There is actually a reasonable arguement for the stored procedure one. It means you can have different permissions for tables as you do for stored procedures so your application doesn't have permission to directly query your passwords. The benefit there is if an attacker gains access to your application and/or the DB authentication credentials they cannot then export users passwords or other sensitive information.


Seems more efficient to me to use column-based permissions in this case, and create stored procedures for the queries you need to interact with the "sensitive" columns.

That of course does increase (dba) administration overhead, but it seems on it's face simpler and far more "programmer efficient" than storing every single query as a stored procedure.


It's a difficult thing to generalise but if you have a pretty large or complex application and DBA (or several) then it does sometimes pay to have your DBAs write the SQL because it's a different enough paradigm from normal backend development that not all backend developers are skilled at writing perfomant SQL. However few applications are that complex, not all businesses can afford a dedicated DBA team, and there are clearly a lot of very talented developers who can turn their hand to multiple different stacks. So it's a difficult thing to generalise.

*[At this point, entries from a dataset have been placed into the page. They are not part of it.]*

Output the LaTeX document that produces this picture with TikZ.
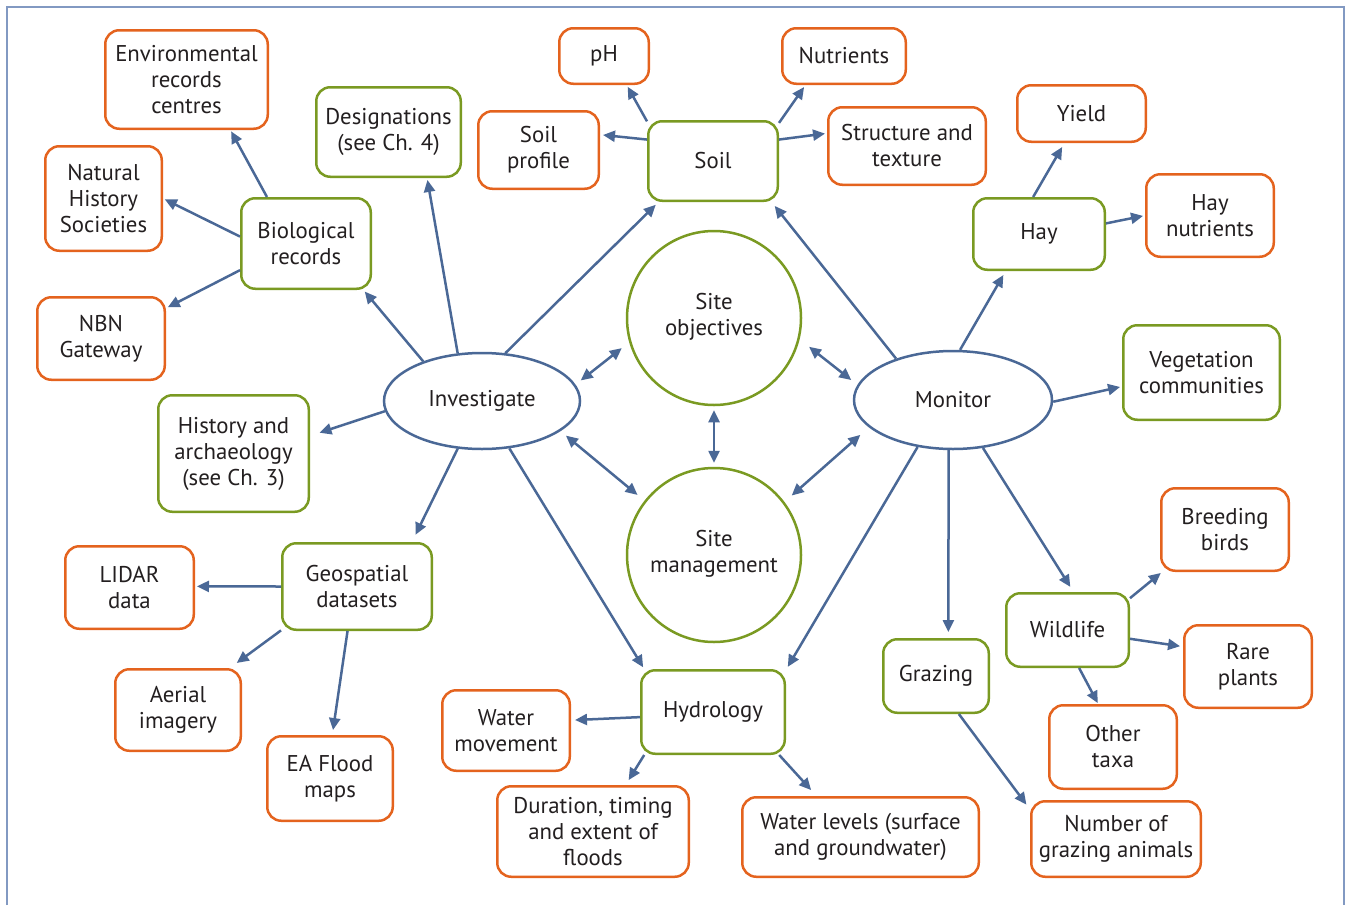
\documentclass[tikz,border=0pt]{standalone}
\usepackage{fontspec}
\setmainfont{PT Sans}
\usetikzlibrary{arrows.meta,shapes.geometric}
\definecolor{orng}{HTML}{E4631E}
\definecolor{grn}{HTML}{7A9A22}
\definecolor{blu}{HTML}{4A6896}
\definecolor{frm}{HTML}{8299C2}
\definecolor{txt}{HTML}{231F20}
\begin{document}
\begin{tikzpicture}[x=1pt,y=-1pt,
  every node/.style={font=\fontsize{22.8}{26}\selectfont, text=txt, align=center, inner sep=2pt},
  sz/.style 2 args={minimum width={#1pt-2.5pt}, minimum height={#2pt-2.5pt}},
  obox/.style={draw=orng, line width=2.5pt, rounded corners=14pt, fill=white},
  gbox/.style={draw=grn, line width=2.5pt, rounded corners=14pt, fill=white},
  circ/.style={circle, draw=grn, line width=2.5pt, minimum size=174pt, inner sep=0pt},
  ell/.style={ellipse, draw=blu, line width=2.5pt, inner sep=0pt},
  arr/.style={draw=blu, line width=2.5pt, -{Triangle[length=12pt,width=11pt]}},
  darr/.style={draw=blu, line width=2.5pt, {Triangle[length=12pt,width=11pt]}-{Triangle[length=12pt,width=11pt]}}]
\useasboundingbox (0,0) rectangle (1346,905);
\draw[frm, line width=2pt] (7,905) -- (7,7) -- (1344,7) -- (1344,905);

% central
\node[circ] (sobj) at (714,318) {Site\\objectives\\[-19pt]};
\node[circ] (smgt) at (714,555) {Site\\management\\[-19pt]};
\node[ell, minimum width=196pt, minimum height=96pt] (inv) at (482,401) {Investigate};
\node[ell, minimum width=198pt, minimum height=98pt] (mon) at (953,400) {Monitor};

% green boxes
\node[gbox, sz={147}{92}] (desig) at (388.5,132) {Designations\\(see Ch. 4)};
\node[gbox, sz={132}{93}] (bio) at (306,243.5) {Biological\\records};
\node[gbox, sz={132}{82}] (soil) at (713,161) {Soil};
\node[gbox, sz={134}{74}] (hay) at (1039,234) {Hay};
\node[gbox, sz={159}{97}] (veg) at (1201.5,372.5) {Vegetation\\communities};
\node[gbox, sz={153}{119}] (hist) at (233.5,453.5) {History and\\archaeology\\(see Ch. 3)};
\node[gbox, sz={152}{89}] (geo) at (357,586.5) {Geospatial\\datasets};
\node[gbox, sz={146}{86}] (hydro) at (713,712) {Hydrology};
\node[gbox, sz={108}{76}] (graz) at (936,676) {Grazing};
\node[gbox, sz={125}{76}] (wild) at (1067.5,630) {Wildlife};

% orange boxes
\node[obox, sz={165}{101}] (env) at (186.5,79.5) {Environmental\\records\\centres};
\node[obox, sz={119}{107}] (nhs) at (103.5,198.5) {Natural\\History\\Societies};
\node[obox, sz={130}{85}] (nbn) at (101,338.5) {NBN\\Gateway};
\node[obox, sz={92}{58}] (ph) at (604,56) {pH};
\node[obox, sz={126}{58}] (nutr) at (844,56) {Nutrients};
\node[obox, sz={123}{80}] (sprof) at (538.5,150) {Soil\\profile};
\node[obox, sz={160}{80}] (struct) at (907,146) {Structure and\\texture};
\node[obox, sz={131}{59}] (yield) at (1081.5,113.5) {Yield};
\node[obox, sz={130}{85}] (haynut) at (1210,215.5) {Hay\\nutrients};
\node[obox, sz={131}{85}] (lidar) at (129.5,587.5) {LIDAR\\data};
\node[obox, sz={128}{84}] (aerial) at (178,710) {Aerial\\imagery};
\node[obox, sz={128}{87}] (ea) at (330,778.5) {EA Flood\\maps};
\node[obox, sz={130}{83}] (wmov) at (506,730.5) {Water\\movement};
\node[obox, sz={194}{93}] (dur) at (593,831.5) {Duration, timing\\and extent of\\floods};
\node[obox, sz={239}{82}] (wlev) at (860.5,837) {Water levels (surface\\and groundwater)};
\node[obox, sz={130}{85}] (breed) at (1225,529.5) {Breeding\\birds};
\node[obox, sz={130}{85}] (rare) at (1248,666.5) {Rare\\plants};
\node[obox, sz={130}{86}] (other) at (1113,747) {Other\\taxa};
\node[obox, sz={172}{78}] (numgr) at (1116,839) {Number of\\grazing animals};

% connectors from Investigate
\draw[arr, shorten >=2pt] (inv.146.5) -- (bio.-39.7);
\draw[arr, shorten >=2pt] (inv.117) -- (desig.-50.3);
\draw[arr, shorten >=4pt] (inv.64.9) -- (soil.-143.8);
\draw[arr, shorten >=10pt] (inv.-174.2) -- (hist.13.4);
\draw[arr, shorten >=8pt] (inv.-117) -- (geo.39.8);
\draw[arr, shorten >=2pt] (inv.-60.3) -- (hydro.148.8);
\draw[darr, shorten <=6.6pt, shorten >=9.4pt] (inv.10.5) -- (sobj.196);
\draw[darr, shorten <=7pt, shorten >=9pt] (inv.-21.5) -- (smgt.142.5);
\draw[darr, shorten <=4pt, shorten >=4pt] (sobj.south) -- (smgt.north);
\draw[darr, shorten <=12pt, shorten >=7.8pt] (sobj.-14.7) -- (mon.171.6);
\draw[darr, shorten <=9.6pt, shorten >=11.4pt] (smgt.37.7) -- (mon.198.3);

% connectors from Monitor
\draw[arr, shorten >=5pt] (mon.144.1) -- (soil.-35.8);
\draw[arr, shorten >=4.6pt] (mon.82) -- (hay.-132.3);
\draw[arr, shorten >=2pt] (mon.-1) -- (veg.190.8);
\draw[arr, shorten >=6pt] (mon.-95.7) -- (graz.72.5);
\draw[arr, shorten >=6pt] (mon.-58.5) -- (wild.81.7);
\draw[arr, shorten >=3.5pt] (mon.-127.6) -- (hydro.30.8);

% secondary connectors
\draw[arr, shorten >=1.5pt] (bio.130.7) -- (env.-49.6);
\draw[arr, shorten >=2pt] (bio.174.4) -- (nhs.0.5);
\draw[arr, shorten >=2pt] (bio.-158.1) -- (nbn.25.9);
\draw[arr, shorten >=2pt] (soil.149) -- (ph.-52.1);
\draw[arr, shorten >=3pt] (soil.162.4) -- (sprof.14.1);
\draw[arr, shorten >=2.5pt] (soil.30.3) -- (nutr.-143.7);
\draw[arr, shorten >=2pt] (soil.18.4) -- (struct.171.3);
\draw[arr, shorten >=4.6pt] (hay.99) -- (yield.-120.1);
\draw[arr, shorten >=2pt] (hay.9.2) -- (haynut.180);
\draw[arr, shorten >=2pt] (geo.180) -- (lidar.1.3);
\draw[arr, shorten >=8.5pt] (geo.-150.4) -- (aerial.39.5);
\draw[arr, shorten >=5pt] (geo.-102.7) -- (ea.87);
\draw[arr, shorten >=4pt] (hydro.-176.9) -- (wmov.9);
\draw[arr, shorten >=5.8pt] (hydro.-148.4) -- (dur.55.5);
\draw[arr, shorten >=8pt] (hydro.-33.5) -- (wlev.137);
\draw[arr, shorten >=1.5pt] (wild.27.5) -- (breed.-146);
\draw[arr, shorten >=3pt] (wild.-8.1) -- (rare.163.7);
\draw[arr, shorten >=1pt] (wild.-73.2) -- (other.109.8);
\draw[arr, shorten >=6pt] (graz.-59.9) -- (numgr.161.6);
\end{tikzpicture}
\end{document}
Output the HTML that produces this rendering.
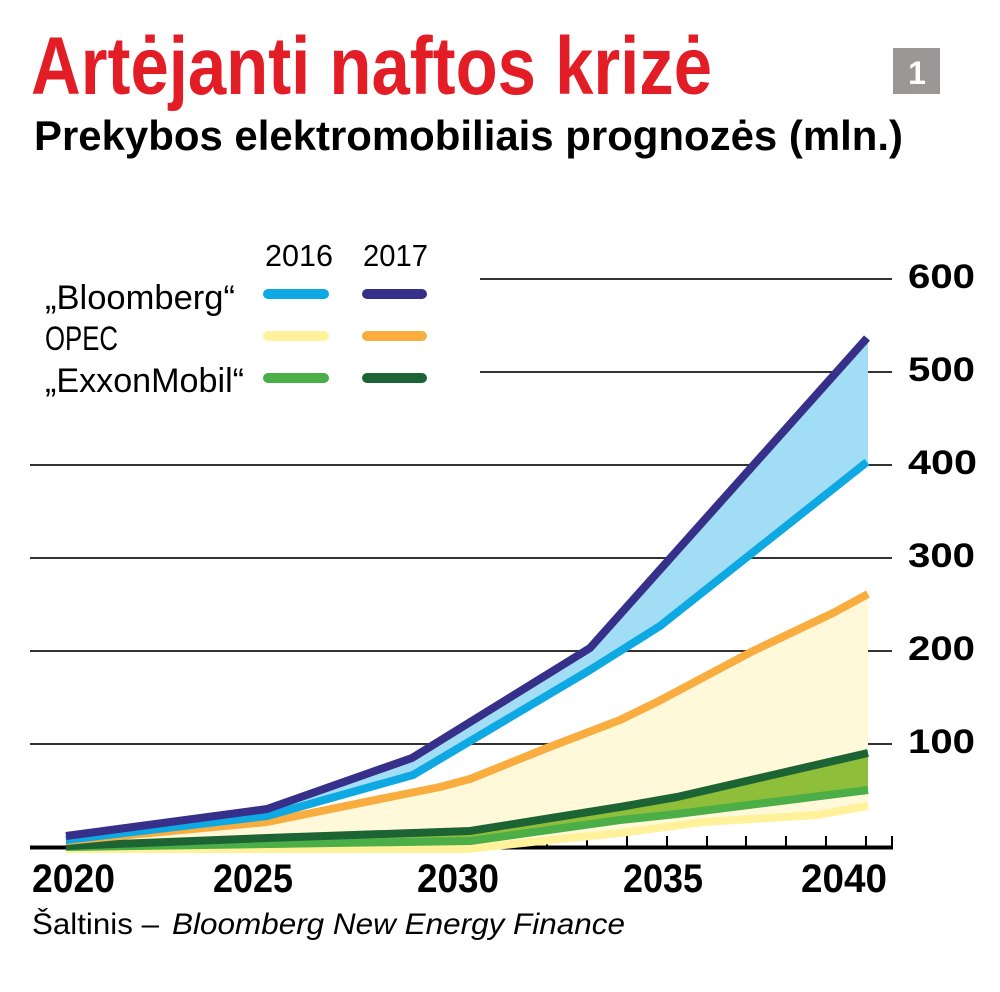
<!DOCTYPE html>
<html>
<head>
<meta charset="utf-8">
<style>
  html, body { margin: 0; padding: 0; background: #ffffff; }
  svg { display: block; font-family: "Liberation Sans", "DejaVu Sans", sans-serif; }
</style>
</head>
<body>
<svg width="1000" height="992" viewBox="0 0 1000 992" xmlns="http://www.w3.org/2000/svg">
  <rect width="1000" height="992" fill="#ffffff"/>

  <!-- Title -->
  <text x="31" y="94" font-size="82" font-weight="bold" fill="#e31d25" textLength="681" lengthAdjust="spacingAndGlyphs">Artėjanti naftos krizė</text>
  <text x="34" y="150" font-size="42" font-weight="bold" fill="#000000" textLength="869" lengthAdjust="spacingAndGlyphs">Prekybos elektromobiliais prognozės (mln.)</text>

  <!-- Gray number box -->
  <rect x="893" y="48" width="47" height="46" fill="#9b9797"/>
  <text x="917" y="84" font-size="32" font-weight="bold" fill="#ffffff" text-anchor="middle">1</text>

  <!-- Gridlines -->
  <g stroke="#333333" stroke-width="2">
    <line x1="480" y1="279" x2="892" y2="279"/>
    <line x1="480" y1="372" x2="892" y2="372"/>
    <line x1="30" y1="465" x2="892" y2="465"/>
    <line x1="30" y1="558" x2="892" y2="558"/>
    <line x1="30" y1="651" x2="892" y2="651"/>
    <line x1="30" y1="744" x2="892" y2="744"/>
  </g>

  <!-- Axis and ticks -->
  <line x1="30" y1="847.5" x2="893" y2="847.5" stroke="#000000" stroke-width="4"/>
  <g stroke="#000000" stroke-width="2">
    <line x1="106" y1="836" x2="106" y2="847"/>
    <line x1="146" y1="836" x2="146" y2="847"/>
    <line x1="186" y1="836" x2="186" y2="847"/>
    <line x1="226" y1="836" x2="226" y2="847"/>
    <line x1="266" y1="836" x2="266" y2="847"/>
    <line x1="306" y1="836" x2="306" y2="847"/>
    <line x1="346" y1="836" x2="346" y2="847"/>
    <line x1="386" y1="836" x2="386" y2="847"/>
    <line x1="426" y1="836" x2="426" y2="847"/>
    <line x1="467" y1="836" x2="467" y2="847"/>
    <line x1="507" y1="836" x2="507" y2="847"/>
    <line x1="547" y1="836" x2="547" y2="847"/>
    <line x1="587" y1="836" x2="587" y2="847"/>
    <line x1="627" y1="836" x2="627" y2="847"/>
    <line x1="667" y1="836" x2="667" y2="847"/>
    <line x1="707" y1="836" x2="707" y2="847"/>
    <line x1="746" y1="836" x2="746" y2="847"/>
    <line x1="786" y1="836" x2="786" y2="847"/>
    <line x1="826" y1="836" x2="826" y2="847"/>
    <line x1="866" y1="836" x2="866" y2="847"/>
    <line x1="892" y1="836" x2="892" y2="847"/>
  </g>

  <!-- Fills -->
  <polygon fill="#fff9d9" points="66,841 267,822 390,797 440,787 470,779 547,748 620,720 657,702 753,651 833,613 868,594 868,806 817,815 703,822 620,833 550,840 467,849 66,849"/>
  <polygon fill="#a1ddf5" points="66,836 267,809 412,758 590,648 868,337 868,462 660,626 590,670 413,775 267,816 66,840"/>
  <polygon fill="#8fbf3a" points="66,846 267,838 470,831 620,807 677,797 868,753 868,790 677,814 620,820 470,841 66,848"/>

  <!-- Series lines -->
  <g fill="none" stroke-width="8" stroke-linecap="butt" stroke-linejoin="round">
    <polyline stroke="#fff29b" points="66,849 467,849 550,840 620,833 703,822 817,815 868,806"/>
    <polyline stroke="#4bae47" points="66,847 470,841 620,820 677,814 868,790"/>
    <polyline stroke="#1d6434" points="66,846 267,838 470,831 620,807 677,797 868,753"/>
    <polyline stroke="#f9ad3f" points="66,841 267,822 390,797 440,787 470,779 547,748 620,720 657,702 753,651 833,613 868,594"/>
    <polyline stroke="#0ea8e3" points="66,840 267,816 413,775 590,670 660,626 867,462"/>
    <polyline stroke="#37308a" points="66,836 267,809 412,758 590,648 867,338"/>
  </g>

  <!-- Legend -->
  <text x="265" y="266" font-size="31" fill="#000000" textLength="68" lengthAdjust="spacingAndGlyphs">2016</text>
  <text x="363" y="266" font-size="31" fill="#000000" textLength="65" lengthAdjust="spacingAndGlyphs">2017</text>
  <text x="45" y="309" font-size="34" fill="#000000" textLength="190" lengthAdjust="spacingAndGlyphs">„Bloomberg“</text>
  <text x="45" y="350" font-size="34" fill="#000000" textLength="73" lengthAdjust="spacingAndGlyphs">OPEC</text>
  <text x="45" y="392" font-size="34" fill="#000000" textLength="199" lengthAdjust="spacingAndGlyphs">„ExxonMobil“</text>
  <g stroke-width="10" stroke-linecap="round">
    <line x1="268" y1="294" x2="324" y2="294" stroke="#0ea8e3"/>
    <line x1="367" y1="294" x2="422" y2="294" stroke="#37308a"/>
    <line x1="268" y1="336" x2="324" y2="336" stroke="#fff29b"/>
    <line x1="367" y1="336" x2="422" y2="336" stroke="#f9ad3f"/>
    <line x1="268" y1="378" x2="324" y2="378" stroke="#4bae47"/>
    <line x1="367" y1="378" x2="422" y2="378" stroke="#1d6434"/>
  </g>

  <!-- Y axis labels -->
  <g font-size="34" font-weight="bold" fill="#000000">
    <text x="908" y="288" textLength="67" lengthAdjust="spacingAndGlyphs">600</text>
    <text x="908" y="381" textLength="67" lengthAdjust="spacingAndGlyphs">500</text>
    <text x="908" y="474" textLength="69" lengthAdjust="spacingAndGlyphs">400</text>
    <text x="908" y="567" textLength="67" lengthAdjust="spacingAndGlyphs">300</text>
    <text x="908" y="660" textLength="67" lengthAdjust="spacingAndGlyphs">200</text>
    <text x="908" y="753" textLength="67" lengthAdjust="spacingAndGlyphs">100</text>
  </g>

  <!-- X axis labels -->
  <g font-size="40" font-weight="bold" fill="#000000">
    <text x="32" y="892" textLength="83" lengthAdjust="spacingAndGlyphs">2020</text>
    <text x="213" y="892" textLength="80" lengthAdjust="spacingAndGlyphs">2025</text>
    <text x="417" y="892" textLength="82" lengthAdjust="spacingAndGlyphs">2030</text>
    <text x="623" y="892" textLength="80" lengthAdjust="spacingAndGlyphs">2035</text>
    <text x="801" y="892" textLength="86" lengthAdjust="spacingAndGlyphs">2040</text>
  </g>

  <!-- Source -->
  <text x="32" y="934" font-size="30" fill="#000000" textLength="127" lengthAdjust="spacingAndGlyphs">Šaltinis –</text>
  <text x="172" y="934" font-size="30" font-style="italic" fill="#000000" textLength="453" lengthAdjust="spacingAndGlyphs">Bloomberg New Energy Finance</text>
</svg>
</body>
</html>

“won’t invest in trusted SSL certificates for internal services.” <== this, I shrug my head every time. I’d do something about it If I didn’t have a billion other things to worry about like working services from teams.

You know, unit test your stuff?


I have the same experience and I'm on both sides in my day job. On the one end preventing developers from having to make the same (learning) mistakes that have already been made by ops so they can focus on developing and delivering, stuff like HA, security, backups, networking, statefulness, etc. Just deploying you apps on containers doesn't solve these problems.

But on the other end I'm constantly fighting the complexity of existing environment and preventing to much new complexity being added. It seems that every time a new tool/product is introduced which makes things simpeler, it just end up being a Hydra and total complexity is only increased.

I still have to find the holy grail if there is one, some middle ground? Or maybe it's just human nature to always make complexity where there is none since "It can't be that simple, can it?".